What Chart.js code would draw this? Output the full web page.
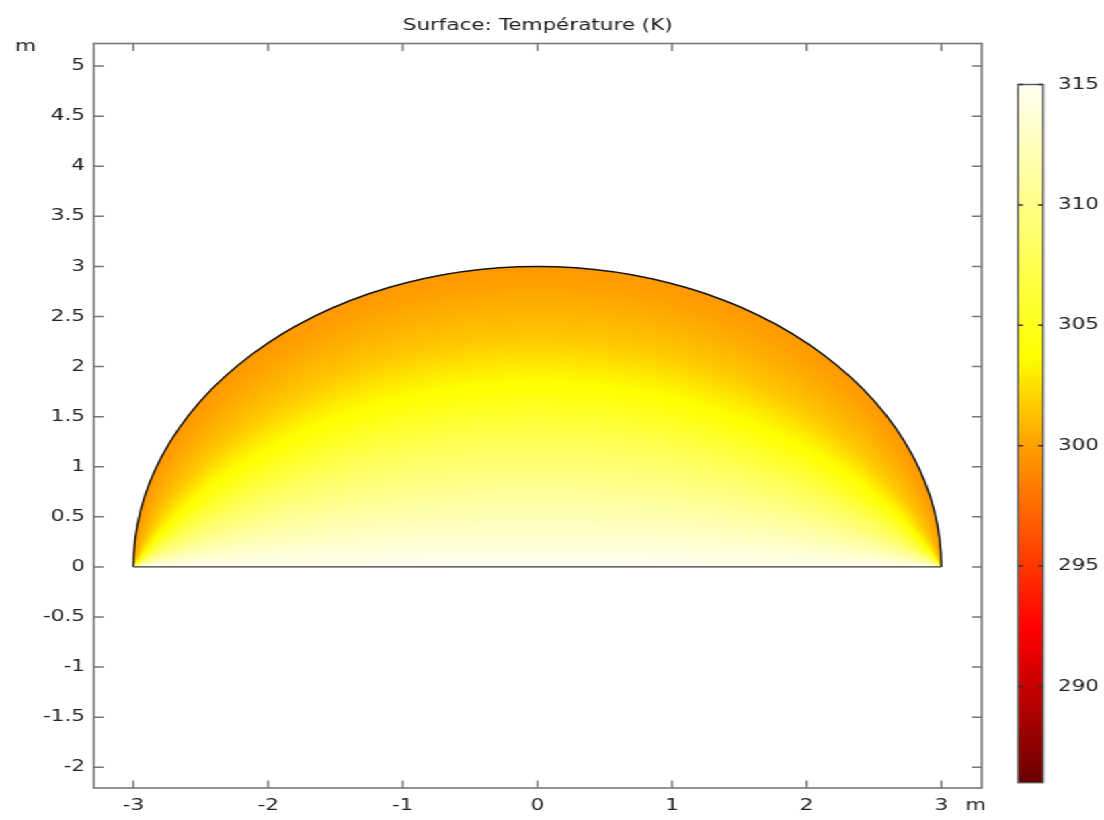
<!DOCTYPE html>
<html>
<head>
<meta charset="utf-8">
<title>Surface: Température (K)</title>
<script src="https://cdn.jsdelivr.net/npm/chart.js@4.4.1/dist/chart.umd.min.js"></script>
<style>
  html, body { margin: 0; padding: 0; background: #ffffff; overflow: hidden; }
  /* the figure is laid out at 821 px and widened to the 1104 px window */
  #figure { position: absolute; left: 0; top: 0; width: 821px; height: 820px;
            transform: scaleX(1.3447); transform-origin: 0 0; }
  #plot { position: absolute; left: 0; top: 0; }
  #colorbar { position: absolute; left: 745px; top: 0; }
</style>
</head>
<body>
<div id="figure">
  <canvas id="plot" width="821" height="820"></canvas>
  <canvas id="colorbar" width="76" height="820"></canvas>
</div>
<script>
// ---- axis ticks ----
const xTicks = [-3, -2, -1, 0, 1, 2, 3];
const yTicks = [-2, -1.5, -1, -0.5, 0, 0.5, 1, 1.5, 2, 2.5, 3, 3.5, 4, 4.5, 5];
const colorTicks = [290, 295, 300, 305, 310, 315];

// ---- domain: half disc of radius 3 m on the x axis ----
const domainRadius = 3;

// ---- temperature along the symmetry line x = 0 (m -> K) ----
// each isotherm is an arc through the two corners (±3, 0); it is
// identified by the height where it crosses x = 0
const apexHeights = [0, 0.25, 0.5, 0.75, 1.0, 1.25, 1.5, 1.75, 2.0, 2.25, 2.5, 2.75, 3.0];
const apexTemps   = [315, 313.6, 312.2, 310.8, 309.3, 307.8, 306.0, 304.1, 302.9, 301.7, 300.9, 300.2, 299.6];

// ---- colour range of the surface plot (K) ----
const tempRange = [286.0, 315];

// "thermal light" colour table: temperature -> rgb
const thermalStops = [
  [286.0, [105, 0, 0]],
  [290.0, [200, 0, 0]],
  [292.4, [255, 0, 0]],
  [300.0, [255, 160, 0]],
  [303.7, [255, 255, 0]],
  [315.0, [255, 255, 242]]
];

const FONT = { family: "'DejaVu Sans', sans-serif", size: 16 };
const TEXT = '#222222';
const FRAME = '#777777';

function thermalColor(t) {
  const s = thermalStops;
  if (t <= s[0][0]) return s[0][1];
  if (t >= s[s.length - 1][0]) return s[s.length - 1][1];
  for (let i = 1; i < s.length; i++) {
    if (t <= s[i][0]) {
      const f = (t - s[i - 1][0]) / (s[i][0] - s[i - 1][0]);
      const a = s[i - 1][1], b = s[i][1];
      return [a[0] + f * (b[0] - a[0]), a[1] + f * (b[1] - a[1]), a[2] + f * (b[2] - a[2])];
    }
  }
  return s[s.length - 1][1];
}

function tempAtApex(h) {
  if (h <= apexHeights[0]) return apexTemps[0];
  const n = apexHeights.length;
  if (h >= apexHeights[n - 1]) return apexTemps[n - 1];
  for (let i = 1; i < n; i++) {
    if (h <= apexHeights[i]) {
      const f = (h - apexHeights[i - 1]) / (apexHeights[i] - apexHeights[i - 1]);
      return apexTemps[i - 1] + f * (apexTemps[i] - apexTemps[i - 1]);
    }
  }
  return apexTemps[n - 1];
}

// height on x = 0 of the arc through (±R, 0) and (x, y)
function arcApex(x, y) {
  const R2 = domainRadius * domainRadius;
  if (y <= 1e-9) return 0;
  const c = (x * x + y * y - R2) / (2 * y);
  const s = Math.sqrt(R2 + c * c);
  return c < 0 ? R2 / (s - c) : c + s;
}

// surface plot of the temperature, clipped to the half disc, plus its outline
const surfacePlugin = {
  id: 'surface',
  beforeDatasetsDraw(chart) {
    const { ctx, scales: { x: xs, y: ys } } = chart;
    const R = domainRadius;
    const x0 = Math.floor(xs.getPixelForValue(-R)) - 2;
    const x1 = Math.ceil(xs.getPixelForValue(R)) + 2;
    const y0 = Math.floor(ys.getPixelForValue(R)) - 2;
    const y1 = Math.ceil(ys.getPixelForValue(0)) + 2;
    const w = x1 - x0, h = y1 - y0;
    const off = document.createElement('canvas');
    off.width = w; off.height = h;
    const octx = off.getContext('2d');
    const img = octx.createImageData(w, h);
    const xv = new Float64Array(w), yv = new Float64Array(h);
    for (let i = 0; i < w; i++) xv[i] = xs.getValueForPixel(x0 + i + 0.5);
    for (let j = 0; j < h; j++) yv[j] = ys.getValueForPixel(y0 + j + 0.5);
    for (let j = 0; j < h; j++) {
      for (let i = 0; i < w; i++) {
        const t = tempAtApex(arcApex(xv[i], Math.max(yv[j], 0)));
        const c = thermalColor(t);
        const k = (j * w + i) * 4;
        img.data[k] = c[0]; img.data[k + 1] = c[1]; img.data[k + 2] = c[2]; img.data[k + 3] = 255;
      }
    }
    octx.putImageData(img, 0, 0);

    const cx = xs.getPixelForValue(0), cy = ys.getPixelForValue(0);
    const rx = xs.getPixelForValue(R) - cx, ry = cy - ys.getPixelForValue(R);
    ctx.save();
    ctx.beginPath();
    ctx.ellipse(cx, cy, rx, ry, 0, Math.PI, 2 * Math.PI);
    ctx.closePath();
    ctx.clip();
    ctx.drawImage(off, x0, y0);
    ctx.restore();

    ctx.save();
    ctx.lineJoin = 'round';
    ctx.beginPath();
    ctx.ellipse(cx, cy, rx, ry, 0, Math.PI, 2 * Math.PI);
    ctx.strokeStyle = '#151515';
    ctx.lineWidth = 1.5;
    ctx.stroke();
    ctx.beginPath();
    ctx.moveTo(cx - rx, cy);
    ctx.lineTo(cx + rx, cy);
    ctx.strokeStyle = '#3a3a3a';
    ctx.lineWidth = 1.3;
    ctx.stroke();
    ctx.restore();
  },
  afterDraw(chart) {
    const { ctx, chartArea: a, scales: { x: xs, y: ys } } = chart;
    ctx.save();
    ctx.strokeStyle = FRAME;
    ctx.lineWidth = 1.6;
    ctx.strokeRect(a.left, a.top, a.right - a.left, a.bottom - a.top);
    ctx.lineWidth = 1.5;
    ctx.beginPath();
    for (const v of xTicks) {
      const p = xs.getPixelForValue(v);
      ctx.moveTo(p, a.bottom); ctx.lineTo(p, a.bottom - 7.5);
      ctx.moveTo(p, a.top); ctx.lineTo(p, a.top + 7.5);
    }
    for (const v of yTicks) {
      const p = ys.getPixelForValue(v);
      ctx.moveTo(a.left, p); ctx.lineTo(a.left + 7.4, p);
      ctx.moveTo(a.right, p); ctx.lineTo(a.right - 7.4, p);
    }
    ctx.stroke();
    // unit labels
    ctx.fillStyle = TEXT;
    ctx.font = `${FONT.size}px ${FONT.family}`;
    ctx.textBaseline = 'middle';
    ctx.textAlign = 'center';
    ctx.fillText('m', 19, 46.5);
    ctx.fillText('m', 725.5, 806);
    ctx.restore();
  }
};

new Chart(document.getElementById('plot'), {
  type: 'scatter',
  data: { datasets: [] },
  plugins: [surfacePlugin],
  options: {
    responsive: false,
    animation: false,
    devicePixelRatio: 1,
    events: [],
    layout: { padding: { left: 0, right: 90.9, top: 0, bottom: 0 } },
    plugins: {
      legend: { display: false },
      tooltip: { enabled: false },
      title: {
        display: true,
        text: 'Surface: Température (K)',
        fullSize: false,
        color: TEXT,
        font: { family: FONT.family, size: 16, weight: 'normal' },
        padding: { top: 16.5, bottom: 7.8 }
      }
    },
    scales: {
      x: {
        type: 'linear', min: -3.295, max: 3.3,
        afterBuildTicks: s => { s.ticks = xTicks.map(v => ({ value: v })); },
        afterFit: s => { s.height = 32; },
        grid: { display: false, drawTicks: false },
        border: { display: false },
        ticks: { padding: 8.4, color: TEXT, font: FONT, maxRotation: 0, autoSkip: false,
                 callback: v => String(v) }
      },
      y: {
        type: 'linear', min: -2.207, max: 5.225,
        afterBuildTicks: s => { s.ticks = yTicks.map(v => ({ value: v })); },
        afterFit: s => { s.width = 69.7; },
        grid: { display: false, drawTicks: false },
        border: { display: false },
        ticks: { padding: 6.5, color: TEXT, font: FONT, autoSkip: false,
                 callback: v => String(v) }
      }
    }
  }
});

// colour legend: gradient bar on its own temperature scale
const colorbarPlugin = {
  id: 'colorbarFill',
  beforeDatasetsDraw(chart) {
    const { ctx, chartArea: a, scales: { y: ys } } = chart;
    const g = ctx.createLinearGradient(0, ys.getPixelForValue(tempRange[0]), 0, ys.getPixelForValue(tempRange[1]));
    for (const [t, c] of thermalStops) {
      const f = (t - tempRange[0]) / (tempRange[1] - tempRange[0]);
      g.addColorStop(Math.min(1, Math.max(0, f)), `rgb(${c[0]},${c[1]},${c[2]})`);
    }
    ctx.save();
    ctx.fillStyle = g;
    ctx.fillRect(a.left, a.top, a.right - a.left, a.bottom - a.top);
    ctx.strokeStyle = '#555555';
    ctx.lineWidth = 1.4;
    ctx.strokeRect(a.left, a.top, a.right - a.left, a.bottom - a.top);
    ctx.strokeStyle = '#333333';
    ctx.lineWidth = 1.5;
    ctx.beginPath();
    for (const v of colorTicks) {
      const p = ys.getPixelForValue(v);
      ctx.moveTo(a.left, p); ctx.lineTo(a.left + 3.6, p);
      ctx.moveTo(a.right, p); ctx.lineTo(a.right - 3.6, p);
    }
    ctx.stroke();
    ctx.restore();
  }
};

new Chart(document.getElementById('colorbar'), {
  type: 'scatter',
  data: { datasets: [] },
  plugins: [colorbarPlugin],
  options: {
    responsive: false,
    animation: false,
    devicePixelRatio: 1,
    events: [],
    layout: { padding: { left: 12.1, right: 0, top: 84.5, bottom: 37.3 } },
    plugins: { legend: { display: false }, tooltip: { enabled: false }, title: { display: false } },
    scales: {
      x: { type: 'linear', display: false, min: 0, max: 1 },
      y: {
        type: 'linear', position: 'right', min: tempRange[0], max: tempRange[1],
        afterBuildTicks: s => { s.ticks = colorTicks.map(v => ({ value: v })); },
        afterFit: s => { s.width = 45.3; },
        grid: { display: false, drawTicks: false },
        border: { display: false },
        ticks: { padding: 11, color: TEXT, font: FONT, autoSkip: false, callback: v => String(v) }
      }
    }
  }
});
</script>
</body>
</html>
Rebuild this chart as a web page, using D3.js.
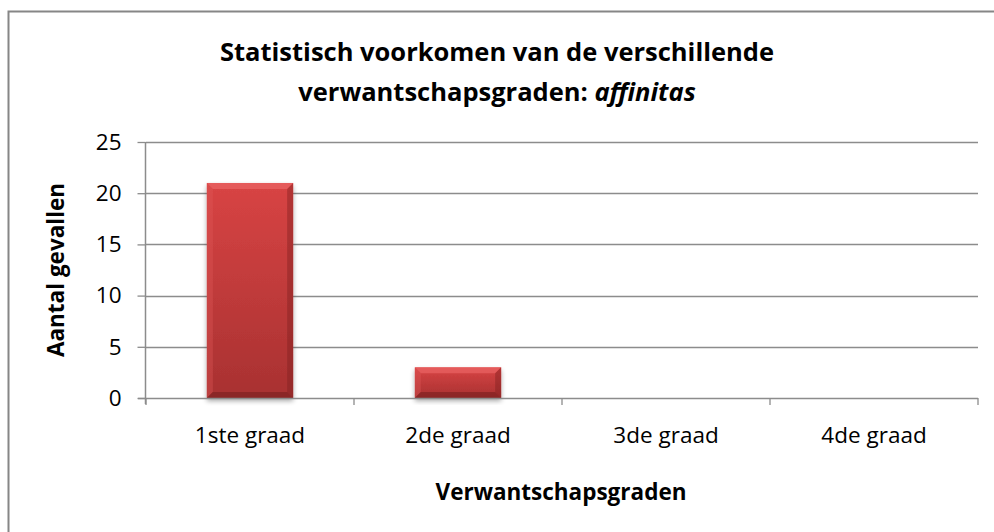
========================
*Given request*.
Hand back the exact lines from the start of the entries to the line with "const domainRadius = 3;", both ends kept and pictures left out.

*Response to this exercise*.
What Chart.js code would draw this? Output the full web page.
<!DOCTYPE html>
<html>
<head>
<meta charset="utf-8">
<title>Surface: Température (K)</title>
<script src="https://cdn.jsdelivr.net/npm/chart.js@4.4.1/dist/chart.umd.min.js"></script>
<style>
  html, body { margin: 0; padding: 0; background: #ffffff; overflow: hidden; }
  /* the figure is laid out at 821 px and widened to the 1104 px window */
  #figure { position: absolute; left: 0; top: 0; width: 821px; height: 820px;
            transform: scaleX(1.3447); transform-origin: 0 0; }
  #plot { position: absolute; left: 0; top: 0; }
  #colorbar { position: absolute; left: 745px; top: 0; }
</style>
</head>
<body>
<div id="figure">
  <canvas id="plot" width="821" height="820"></canvas>
  <canvas id="colorbar" width="76" height="820"></canvas>
</div>
<script>
// ---- axis ticks ----
const xTicks = [-3, -2, -1, 0, 1, 2, 3];
const yTicks = [-2, -1.5, -1, -0.5, 0, 0.5, 1, 1.5, 2, 2.5, 3, 3.5, 4, 4.5, 5];
const colorTicks = [290, 295, 300, 305, 310, 315];

// ---- domain: half disc of radius 3 m on the x axis ----
const domainRadius = 3;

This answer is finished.